Bit fields and arbitrary-sized integers

Hi,
I’ve got a piece of C++ code that defines a struct with two bit fields. Clang is combining them into a single integer type, and I think: a) there must be a way to make it not do that, and b) there’s a bug in the process.

The code looks like:

enum enum_type1 {a, b, c};
enum enum_type2 {d, e, f};
struct bob {
enum_type1 foo : 64;
enum_type2 bar : 64;
}

When I examine the type information for a variable of type bob, it shows a single field that is an i128. (Ftr: if I increase each field to 128 bits, I again get a single integer, this time with 256 bits; if there is a non-bit-field value in between the two bit fields, the two bit fields do not combine into a single integer.)

So that’s a) – is there a way (a flag, setting, etc.) to keep clang/llvm from combining the two bit fields into a single IntegerType?

And b) – for fun, I went into include/llvm/IR/DerivedTypes and set the maximum-allowed integer to 64 bits. This causes IntegerType:Get to fail its assertion that the size of a bit field be under the max – meaning, clang is automatically creating these large bit fields without first checking if they’ll go through the rest of the compiler, which seems like a bug…?

Thanks as usual,
Tim

Can you post a godbolt link to a small example that illustrates what you mean?

With a quick look I get this from what you posted: Compiler Explorer

Sorry – I was in the middle of editing it when family called… :slight_smile:

It’d still be better with a reproducible link like I sent above.
It’d not clear to me what you mean by "When I examine the type information for a variable of type bob", is this operating on the clang AST or on LLVM IR?

Joker,

Again, thanks for responding so quickly and thoroughly.

My example I’m posting is based on a commercial test suite, so I’ve

been trying to use my own cutdown version as an example so as not

to violate any legalities.

The thing that was missing from your Compiler Explorer example is

that the definition of the enumeration type should read:

enum enum_type1 {a, b, c = ULONG_MAX}

…which forces the enum_type1 to be represented as a long(-long?).

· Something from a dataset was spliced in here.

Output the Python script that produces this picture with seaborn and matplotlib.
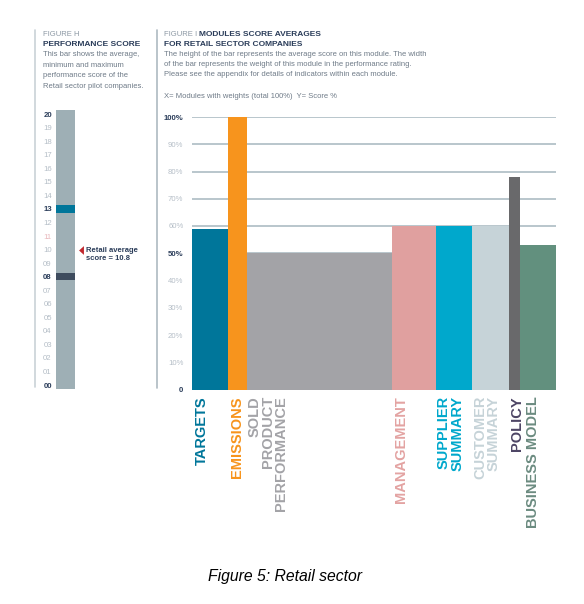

I’ve edited your example: Compiler Explorer

…to answer your second question, I’m inside of llvm at the point

that I’m having trouble – it’s at this point that it tells me a variable

of type bob has only a single field that is an integer of 128 bits.

Tim

OK, so the compiler explorer example shows at this point that it is modeled as a structure in LLVM {i64, i64}.

Now when there is no need to cross the function ABI boundary, the compiler may optimize things differently, like here: Compiler Explorer

In this case it’ll use an i128 to load the struct as a single block and manipulate it a such. This is all quite normal in LLVM though, what kind of issue do you hit with this?

Cool – I was guessing that this was an efficiency optimization…

…but how does one turn it off?

For example, if one’s target architecture could not load an i128,

then this optimization would be more cumbersome than helpful, so

I would have thought that there’d be a clang/llvm setting or flag to

make it stick to the types the user specified…?

Best,

Tim

In general this kind of things are controlled by the target indeed, in the form of the DataLayout.

I don’t remember all the details, but I think it is always legal to load an i128 instead of two i64 at the LLVM IR level, and rely on lowering passes in the backend to legalize this by splitting such a wide load in two smaller ones.